A rival for Tim Hortons… maybe not…

   Baking can be a very enjoyable activity.  I find particular pleasure in cooking up new inventions or creating variations on previous experiments.  Almost a year ago, I took it upon myself to concoct a rival for Tim Hortons doughnuts.  Needless to say, the experiment was a failure in that I didn’t succeed at my overly ambitious endeavour!  However, I was not discouraged by this as, in the eyes (or perhaps better said, mouths) of my brothers, it was far from a fiasco.  Therefore, it was with renewed enthusiasm that I recently undertook to perfect my recipe.  And to a certain degree, I was successful!  These doughnuts were far lighter than the last batch, though they are still lacking something of Tim Hortons’ excellence.  My brothers simply tell me that I will have to make the attempt again someday, and of course, they would be delighted to voluteer their tasting services!

   For those readers who have never tried making doughnuts, here’s an overview of how it is done:

   1. Mix up the dough and let it rise.  Doughnut dough is much like a fairly standard bread dough only a bit sweeter.  The first time I did it, I used both yeast and baking powder.  The second time, I used only yeast and altered a couple other ingredients (ie. using water instead of milk).

   2. While the dough is rising, heat some oil to 375 degrees Farenheit.  Have fun trying to keep it steadily at that temperature!  If it is too hot, the doughnuts risk burning (or the oil could catch fire – we have done this before, though not while making doughnuts).  If the oil isn’t hot enough, the doughnuts will tend to fall after coming out.

   3. Roll out the dough to about 2 cm think (a little less than an inch).
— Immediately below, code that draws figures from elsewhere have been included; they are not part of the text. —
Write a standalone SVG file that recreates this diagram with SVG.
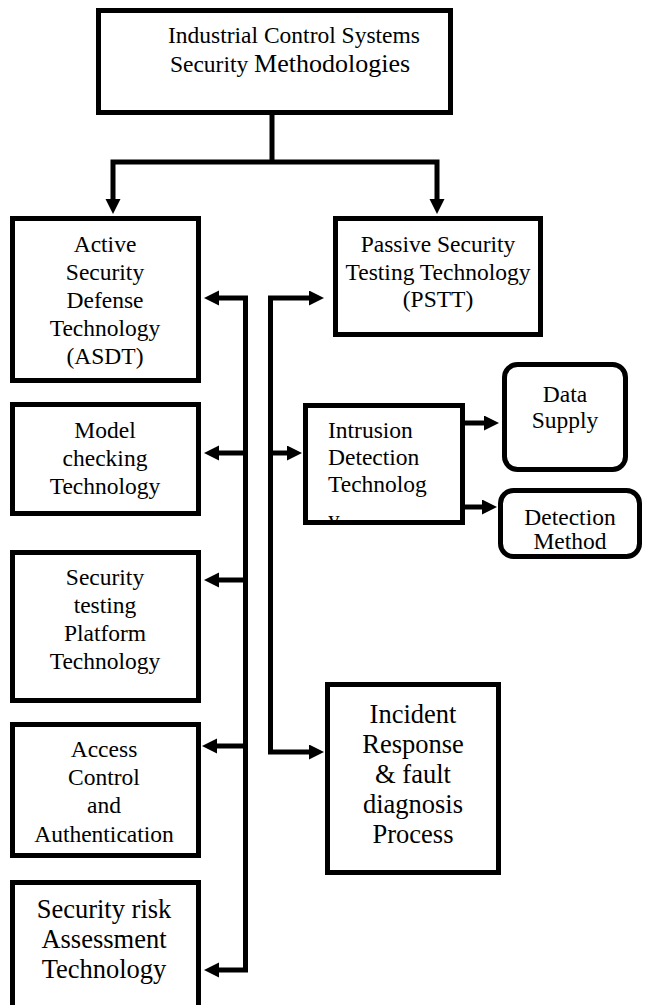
<svg xmlns="http://www.w3.org/2000/svg" width="645" height="1005" viewBox="0 0 645 1005">
  <style>
    .box { fill: #ffffff; stroke: #000000; stroke-width: 5; }
    .wire { fill: none; stroke: #000000; stroke-width: 5; stroke-linejoin: miter; }
    .t { font-family: "Liberation Serif", "Times New Roman", serif; font-size: 23.5px; fill: #000000; text-anchor: middle; }
    .big { font-size: 26.5px; }
    .left { text-anchor: start; }
  </style>
  <defs>
    <marker id="ah" markerUnits="userSpaceOnUse" markerWidth="16" markerHeight="16" viewBox="0 0 16 16" refX="1" refY="7.5" orient="auto-start-reverse">
      <path d="M0,0 L15,7.5 L0,15 z" fill="#000000"/>
    </marker>
    <clipPath id="idtClip">
      <rect x="305.5" y="405.5" width="157" height="115"/>
    </clipPath>
  </defs>

  <!-- connectors -->
  <g id="connectors">
    <path class="wire" d="M272,113 V162"/>
    <path class="wire" d="M113,200 V162 H437 V200" marker-start="url(#ah)" marker-end="url(#ah)"/>
    <!-- left bus to the active-side technologies -->
    <path class="wire" d="M218,298 H245.5 V970 H218" marker-start="url(#ah)" marker-end="url(#ah)"/>
    <path class="wire" d="M245.5,453 H218" marker-end="url(#ah)"/>
    <path class="wire" d="M245.5,580 H218" marker-end="url(#ah)"/>
    <path class="wire" d="M245.5,746 H216" marker-end="url(#ah)"/>
    <!-- right bus to the passive-side technologies -->
    <path class="wire" d="M310,298 H270.5 V752 H310" marker-start="url(#ah)" marker-end="url(#ah)"/>
    <path class="wire" d="M270.5,453 H288" marker-end="url(#ah)"/>
    <!-- intrusion detection outputs -->
    <path class="wire" d="M465,423 H485" marker-end="url(#ah)"/>
    <path class="wire" d="M465,507 H483" marker-end="url(#ah)"/>
  </g>

  <g id="root">
    <rect class="box" x="98.5" y="10.5" width="352" height="102"/>
    <text class="t" x="294" y="43">Industrial Control Systems</text>
    <text class="t" x="290" y="72">Security <tspan font-size="26px">Methodologies</tspan></text>
  </g>

  <g id="asdt">
    <rect class="box" x="12.5" y="218.5" width="186" height="162"/>
    <text class="t" x="105" y="252">Active</text>
    <text class="t" x="105" y="280">Security</text>
    <text class="t" x="105" y="308">Defense</text>
    <text class="t" x="105" y="336">Technology</text>
    <text class="t" x="105" y="364">(ASDT)</text>
  </g>

  <g id="pstt">
    <rect class="box" x="335.5" y="218.5" width="205" height="116"/>
    <text class="t" x="438" y="252">Passive Security</text>
    <text class="t" x="438" y="280">Testing Technology</text>
    <text class="t" x="438" y="307">(PSTT)</text>
  </g>

  <g id="model-checking">
    <rect class="box" x="12.5" y="404.5" width="186" height="109"/>
    <text class="t" x="105" y="438">Model</text>
    <text class="t" x="105" y="466">checking</text>
    <text class="t" x="105" y="494">Technology</text>
  </g>

  <g id="intrusion-detection">
    <rect class="box" x="305.5" y="405.5" width="157" height="117"/>
    <g clip-path="url(#idtClip)">
      <text class="t left" x="328" y="438">Intrusion</text>
      <text class="t left" x="328" y="465">Detection</text>
      <text class="t left" x="328" y="492">Technolog</text>
      <text class="t left" x="328" y="527">y</text>
    </g>
  </g>

  <g id="data-supply">
    <rect class="box" x="504.5" y="364.5" width="121" height="105" rx="13" ry="13"/>
    <text class="t" x="565" y="402">Data</text>
    <text class="t" x="565" y="428">Supply</text>
  </g>

  <g id="detection-method">
    <rect class="box" x="500.5" y="490.5" width="139" height="66" rx="13" ry="13"/>
    <text class="t" x="570" y="525">Detection</text>
    <text class="t" x="570" y="549">Method</text>
  </g>

  <g id="security-testing-platform">
    <rect class="box" x="12.5" y="552.5" width="186" height="148"/>
    <text class="t" x="105" y="585">Security</text>
    <text class="t" x="105" y="613">testing</text>
    <text class="t" x="105" y="641">Platform</text>
    <text class="t" x="105" y="669">Technology</text>
  </g>

  <g id="incident-response">
    <rect class="box" x="327.5" y="684.5" width="171" height="188"/>
    <text class="t big" x="413" y="723">Incident</text>
    <text class="t big" x="413" y="753">Response</text>
    <text class="t big" x="413" y="783">&amp; fault</text>
    <text class="t big" x="413" y="813">diagnosis</text>
    <text class="t big" x="413" y="843">Process</text>
  </g>

  <g id="access-control">
    <rect class="box" x="12.5" y="724.5" width="186" height="131"/>
    <text class="t" x="104" y="757">Access</text>
    <text class="t" x="104" y="785">Control</text>
    <text class="t" x="104" y="813">and</text>
    <text class="t" x="104" y="842">Authentication</text>
  </g>

  <g id="risk-assessment">
    <rect class="box" x="12.5" y="882.5" width="186" height="140"/>
    <text class="t big" x="104" y="918">Security risk</text>
    <text class="t big" x="104" y="948">Assessment</text>
    <text class="t big" x="104" y="978">Technology</text>
  </g>
</svg>
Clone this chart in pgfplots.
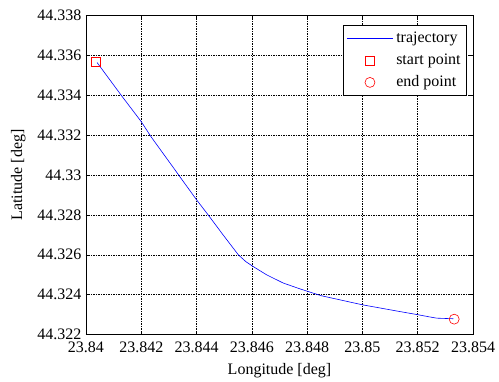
\documentclass[border=0pt]{standalone}
\usepackage{fontspec}
\setmainfont{Liberation Serif}
\usepackage{pgfplots}
\pgfplotsset{compat=1.18}
\pgfplotsset{
  lineleg/.style={legend image code/.code={\draw[##1] (0bp,0bp) -- (46bp,0bp);}},
  markleg/.style={legend image code/.code={\draw[##1] plot coordinates {(23bp,0bp)};}},
}
\begin{document}
\fontsize{16bp}{19bp}\selectfont
\begin{tikzpicture}
\useasboundingbox (-86bp,-47.5bp) rectangle (413bp,334.5bp);
\begin{axis}[
  at={(0,0)}, anchor=south west,
  scale only axis, width=387bp, height=318.8bp,
  xmin=23.84, xmax=23.854, ymin=44.322, ymax=44.338,
  xtick={23.84,23.842,23.844,23.846,23.848,23.85,23.852,23.854},
  xticklabels={23.84,23.842,23.844,23.846,23.848,23.85,23.852,23.854},
  ytick={44.322,44.324,44.326,44.328,44.33,44.332,44.334,44.336,44.338},
  yticklabels={44.322,44.324,44.326,44.328,44.33,44.332,44.334,44.336,44.338},
  scaled ticks=false,
  tick align=inside, tick style={black, line width=0.5pt}, major tick length=3bp,
  axis line style={black, line width=0.6pt},
  grid=major, major grid style={black, line width=0.5pt, dash pattern=on 1.5bp off 1bp},
  ticklabel style={font=\fontsize{16bp}{19bp}\selectfont},
  y tick label style={xshift=1bp},
  x tick label style={yshift=-1.5bp},
  xlabel={Longitude [deg]}, ylabel={Latitude [deg]},
  every axis x label/.style={at={(axis description cs:0.5,-0.1145)}, anchor=center, font=\fontsize{16bp}{19bp}\selectfont},
  every axis y label/.style={at={(axis description cs:-0.175,0.5)}, rotate=90, anchor=center, font=\fontsize{16bp}{19bp}\selectfont},
  legend cell align=left,
  legend style={at={(0.9845,0.9705)}, anchor=north east, draw=black, line width=0.6pt, fill=white,
    font=\fontsize{16bp}{19bp}\selectfont, inner xsep=3bp, inner ysep=2bp, row sep=0bp,
    nodes={inner xsep=3bp, inner ysep=2.5bp, text height=12.5bp, text depth=4.5bp}},
]
\addplot[blue, line width=0.6pt, lineleg] coordinates {
(23.84040,44.33565)
(23.84131,44.33394)
(23.84200,44.33268)
(23.84235,44.33193)
(23.84322,44.33026)
(23.84340,44.32991)
(23.84400,44.32876)
(23.84442,44.32800)
(23.84497,44.32698)
(23.84551,44.32600)
(23.84578,44.32566)
(23.84605,44.32541)
(23.84654,44.32499)
(23.84714,44.32458)
(23.84774,44.32429)
(23.84850,44.32395)
(23.85000,44.32349)
(23.85136,44.32315)
(23.85202,44.32299)
(23.85240,44.32289)
(23.85269,44.32282)
(23.85329,44.32279)
};
\addlegendentry{trajectory}
\addplot[only marks, mark=square, red, mark size=4.5bp, mark options={line width=0.6pt}, markleg] coordinates {(23.84037,44.33569)};
\addlegendentry{start point}
\addplot[only marks, mark=o, red, mark size=5bp, mark options={line width=0.6pt}, markleg] coordinates {(23.85332,44.32277)};
\addlegendentry{end point}
\end{axis}
\end{tikzpicture}
\end{document}
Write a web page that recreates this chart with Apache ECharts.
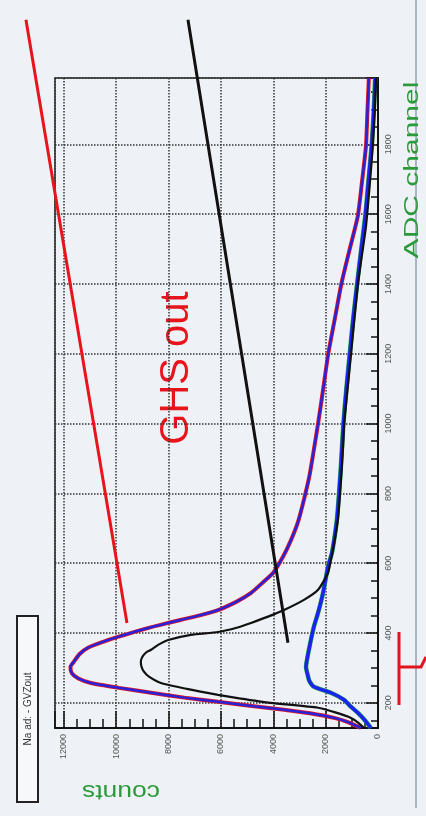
<!DOCTYPE html>
<html>
<head>
<meta charset="utf-8">
<script src="https://cdn.jsdelivr.net/npm/echarts@6/dist/echarts.min.js"></script>
<style>
  html, body { margin: 0; padding: 0; background: #eef2f6; }
  #chart { width: 426px; height: 816px; }
</style>
</head>
<body>
<div id="chart"></div>
<script>
// GHS out spectrum (red + blue overlay)
var ghsAdc = [128, 145, 157, 170, 180, 192, 203, 215, 229, 243, 257, 270, 285, 303, 320, 340, 358, 375, 389, 410, 429, 447, 466, 490, 515, 545, 572, 620, 667, 720, 782, 850, 925, 1000, 1070, 1200, 1300, 1400, 1500, 1595, 1700, 1795, 1900, 1990]
var ghsCounts = [650, 1150, 1680, 2600, 3590, 4900, 6110, 7400, 8670, 9900, 10970, 11450, 11700, 11750, 11600, 11400, 11080, 10500, 9940, 9000, 8020, 7000, 6110, 5400, 4850, 4400, 4010, 3620, 3320, 3050, 2830, 2620, 2450, 2290, 2150, 1900, 1650, 1400, 1080, 770, 600, 460, 400, 350]

// black spectrum
var blackAdc = [128, 143, 157, 172, 186, 200, 213, 223, 240, 257, 275, 290, 305, 318, 332, 345, 352, 366, 380, 395, 403, 415, 429, 447, 466, 495, 524, 572, 610, 647, 690, 733, 800, 876, 940, 1002, 1100, 1200, 1300, 1400, 1480, 1564, 1680, 1805, 1900, 1990]
var blackCounts = [535, 750, 1030, 1600, 2290, 4100, 5300, 6110, 7300, 8290, 8750, 8950, 9040, 9060, 9000, 8850, 8670, 8400, 8020, 7150, 6110, 5400, 4850, 4200, 3590, 2830, 2290, 1910, 1800, 1700, 1600, 1520, 1450, 1380, 1330, 1290, 1160, 1030, 900, 765, 620, 460, 320, 190, 120, 75]

// low spectrum (blue + green)
var lowAdc = [128, 150, 171, 190, 209, 229, 246, 262, 275, 303, 352, 418, 458, 515, 590, 630, 680, 733, 800, 876, 1002, 1100, 1200, 1300, 1400, 1500, 1600, 1700, 1800, 1900, 1990]
var lowCounts = [270, 500, 765, 1050, 1300, 1800, 2450, 2620, 2670, 2750, 2640, 2450, 2290, 2100, 1910, 1760, 1650, 1560, 1490, 1420, 1320, 1210, 1080, 950, 800, 640, 480, 360, 240, 160, 110]

// straight annotation lines (run past the plot frame)
var redLineAdc = [429, 1000, 2157]
var redLineCounts = [9590, 10865, 13450]
var blackLineAdc = [372, 1200, 2157]
var blackLineCounts = [3440, 5212, 7260]

function pairs (adc, counts) {
  return adc.map(function (a, i) { return [counts[i], a] })
}

var chart = echarts.init(document.getElementById('chart'))

var tickLine = {color: '#111', width: 1.5}
var labelStyle = {rotate: 90, fontSize: 9, color: '#555', fontFamily: 'Liberation Sans'}

// second, hidden grid with the same scale but stretched to the page edges,
// so the annotation lines can leave the plot frame
var pxPerCount = 323 / 12340
var adcPerPx = 1862 / 650

var option = {
  backgroundColor: '#eef2f6',
  animation: false,
  grid: [
    {left: 55, right: 48, top: 78, bottom: 88, show: true, borderColor: '#222', borderWidth: 1.5},
    {left: 0, right: 48, top: 0, bottom: 88}
  ],
  xAxis: [{
    type: 'value',
    inverse: true,
    min: 0,
    max: 12340,
    interval: 2000,
    axisLine: {show: true, onZero: false, lineStyle: {color: '#111', width: 2}},
    axisTick: {show: true, inside: true, length: 17, lineStyle: tickLine},
    minorTick: {show: true, splitNumber: 4, length: 9, lineStyle: tickLine},
    splitLine: {show: true, lineStyle: {type: 'dotted', color: '#333', width: 1.5}},
    axisLabel: Object.assign({margin: 6, showMaxLabel: false, formatter: function (v) { return String(v) }}, labelStyle)
  }, {
    gridIndex: 1, type: 'value', inverse: true, min: 0, max: 378 / pxPerCount, show: false
  }],
  yAxis: [{
    type: 'value',
    position: 'right',
    min: 128,
    max: 1990,
    splitNumber: 9,
    axisLine: {show: true, onZero: false, lineStyle: {color: '#111', width: 2}},
    axisTick: {show: true, inside: true, length: 12, lineStyle: tickLine},
    minorTick: {show: true, splitNumber: 4, length: 7, lineStyle: tickLine},
    splitLine: {show: true, lineStyle: {type: 'dotted', color: '#333', width: 1.5}},
    axisLabel: Object.assign({margin: 6, showMinLabel: false, showMaxLabel: false, formatter: function (v) { return String(v) }}, labelStyle)
  }, {
    gridIndex: 1, type: 'value', min: 128, max: 1990 + 78 * adcPerPx, show: false
  }],
  series: [
    {type: 'line', data: pairs(ghsAdc, ghsCounts), showSymbol: false, smooth: 0.2, lineStyle: {color: '#e5161d', width: 4}},
    {type: 'line', data: pairs(ghsAdc, ghsCounts), showSymbol: false, smooth: 0.2, lineStyle: {color: '#2a22d8', width: 2.5}},
    {type: 'line', data: pairs(lowAdc, lowCounts), showSymbol: false, smooth: 0.2, lineStyle: {color: '#2bb24c', width: 4.5}},
    {type: 'line', data: pairs(lowAdc, lowCounts), showSymbol: false, smooth: 0.2, lineStyle: {color: '#1c22f0', width: 3.5}},
    {type: 'line', data: pairs(blackAdc, blackCounts), showSymbol: false, smooth: 0.2, lineStyle: {color: '#111', width: 2.2}},
    {type: 'line', xAxisIndex: 1, yAxisIndex: 1, data: pairs(redLineAdc, redLineCounts), showSymbol: false, clip: false, lineStyle: {color: '#e8141c', width: 3}},
    {type: 'line', xAxisIndex: 1, yAxisIndex: 1, data: pairs(blackLineAdc, blackLineCounts), showSymbol: false, clip: false, lineStyle: {color: '#111', width: 3}}
  ],
  graphic: [
    {type: 'line', shape: {x1: 416, y1: 0, x2: 416, y2: 808}, style: {stroke: '#a9b5c6', lineWidth: 2}, z: 0},
    {type: 'polyline', shape: {points: [[399, 632], [399, 705]]}, style: {stroke: '#e0141c', lineWidth: 3, fill: null}},
    {type: 'polyline', shape: {points: [[399, 667], [421, 667], [426, 657]]}, style: {stroke: '#e0141c', lineWidth: 3, fill: null}},
    {type: 'text', x: 412, y: 170, rotation: Math.PI / 2, scaleX: 1.5,
      style: {text: 'ADC channel', fill: '#2c9a3c', font: '20px "Liberation Sans"', align: 'center', verticalAlign: 'middle'}},
    {type: 'text', x: 121, y: 791, rotation: Math.PI, scaleX: 1.2,
      style: {text: 'counts', fill: '#2c9a3c', font: '22px "Liberation Sans"', align: 'center', verticalAlign: 'middle'}},
    {type: 'text', x: 177, y: 368, rotation: Math.PI / 2,
      style: {text: 'GHS out', fill: '#e8141c', font: '40px "Liberation Sans"', align: 'center', verticalAlign: 'middle'}},
    {type: 'rect', shape: {x: 17, y: 616, width: 21, height: 186}, style: {stroke: '#222', lineWidth: 2, fill: '#f7f8fa'}},
    {type: 'text', x: 28, y: 709, rotation: Math.PI / 2,
      style: {text: 'Na ad: - GVZout', fill: '#333', font: '10px "Liberation Sans"', align: 'center', verticalAlign: 'middle'}}
  ]
}

chart.setOption(option)
</script>
</body>
</html>
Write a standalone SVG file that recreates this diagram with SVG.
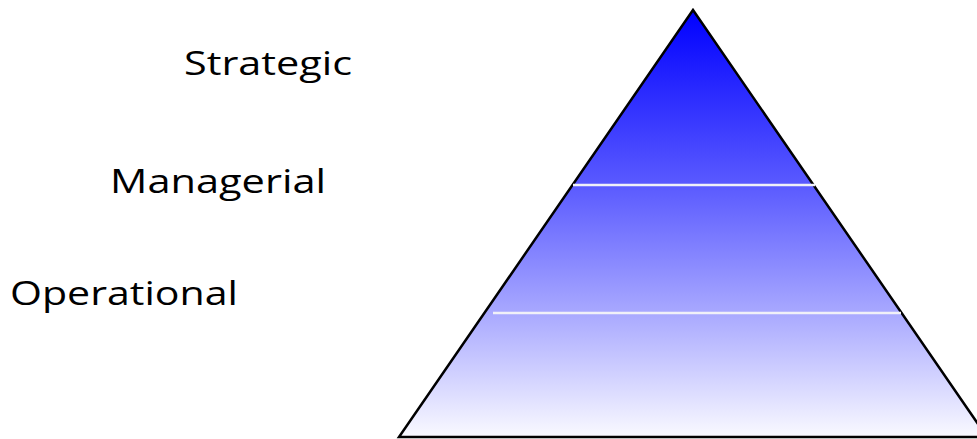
<svg xmlns="http://www.w3.org/2000/svg" width="977" height="439" viewBox="0 0 977 439">
<defs>
<linearGradient id="g" x1="0" y1="10" x2="0" y2="438" gradientUnits="userSpaceOnUse">
<stop offset="0" stop-color="#0000ff"/>
<stop offset="0.41" stop-color="#5a5aff"/>
<stop offset="0.71" stop-color="#a9a9ff"/>
<stop offset="1" stop-color="#fafaff"/>
</linearGradient>
</defs>
<style>
.lbl{font-family:"Open Sans","Liberation Sans",sans-serif;font-size:33px;fill:#000}
.div{stroke:#f0f0f8;stroke-width:2.5}
</style>
<rect width="977" height="439" fill="#ffffff"/>
<g id="pyramid">
<polygon points="693,10 399,437 987,437" fill="url(#g)" stroke="#000" stroke-width="2.5" stroke-linejoin="miter"/>
<line class="div" x1="573" y1="185" x2="815" y2="185"/>
<line class="div" x1="493" y1="313" x2="901" y2="313"/>
</g>
<g id="strategic"><text class="lbl" x="184" y="75" textLength="168" lengthAdjust="spacingAndGlyphs">Strategic</text></g>
<g id="managerial"><text class="lbl" x="110" y="193" textLength="216" lengthAdjust="spacingAndGlyphs">Managerial</text></g>
<g id="operational"><text class="lbl" x="10" y="305" textLength="228" lengthAdjust="spacingAndGlyphs">Operational</text></g>
</svg>
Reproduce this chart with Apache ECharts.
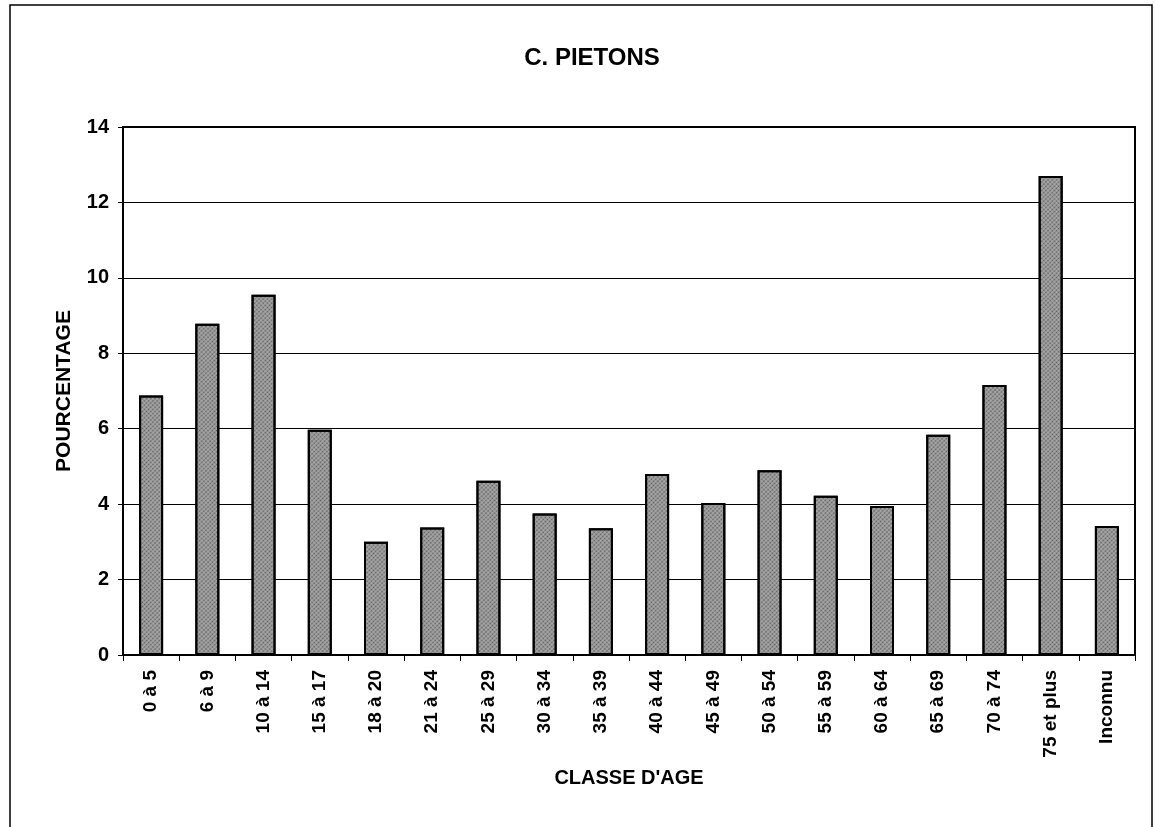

   4. Using either a doughnut cutter or two sizes of round cookie cutter, cut out the doughnuts.

   5. A few at a time, carefully slide the doughnuts/doughnut holes into the hot oil, flipping them when one side is done.  (Be careful – the oil is very hot and fingers don’t benefit from it as I unintentionally discovered!)  It only takes a couple minutes for them to cook.  Generally, a golden brown colour indicates that they are ready to come out and be placed on paper towels to dry and cool.  Evidently, if the dough is chocolate, the doneness discerning is more challenging.

   6. All that is left now is to eat them, unless, of course, you want to have them frosted as my brothers tend to prefer.

   Here are just a few pictures…

cooking the doughnuts cooking the doughnuts 

doughnuts doughnuts doughnut holes

   As I’ve pondered doughnut making, I’ve wondered if there were some spiritual analogy to it.  (Other than that we should be “holy.”)  The oil in which the doughnuts are cooked is very hot, but if it were not for that heat, these tasty treats would not turn out the way they do.  A lower temperature might seem “gentler,” but that would cause the doughnuts to come out soggy and flat – hardly edible.  Similarly in our lives, God sometimes sends hot situations, not to burn us, but to render us fit for His use.  These situation might be ones we would naturally try to avoid, but God intends them for our good.  He knows exactly what it takes to eradicate flaws and produce Christlikeness.  May we learn to embrace what He sends!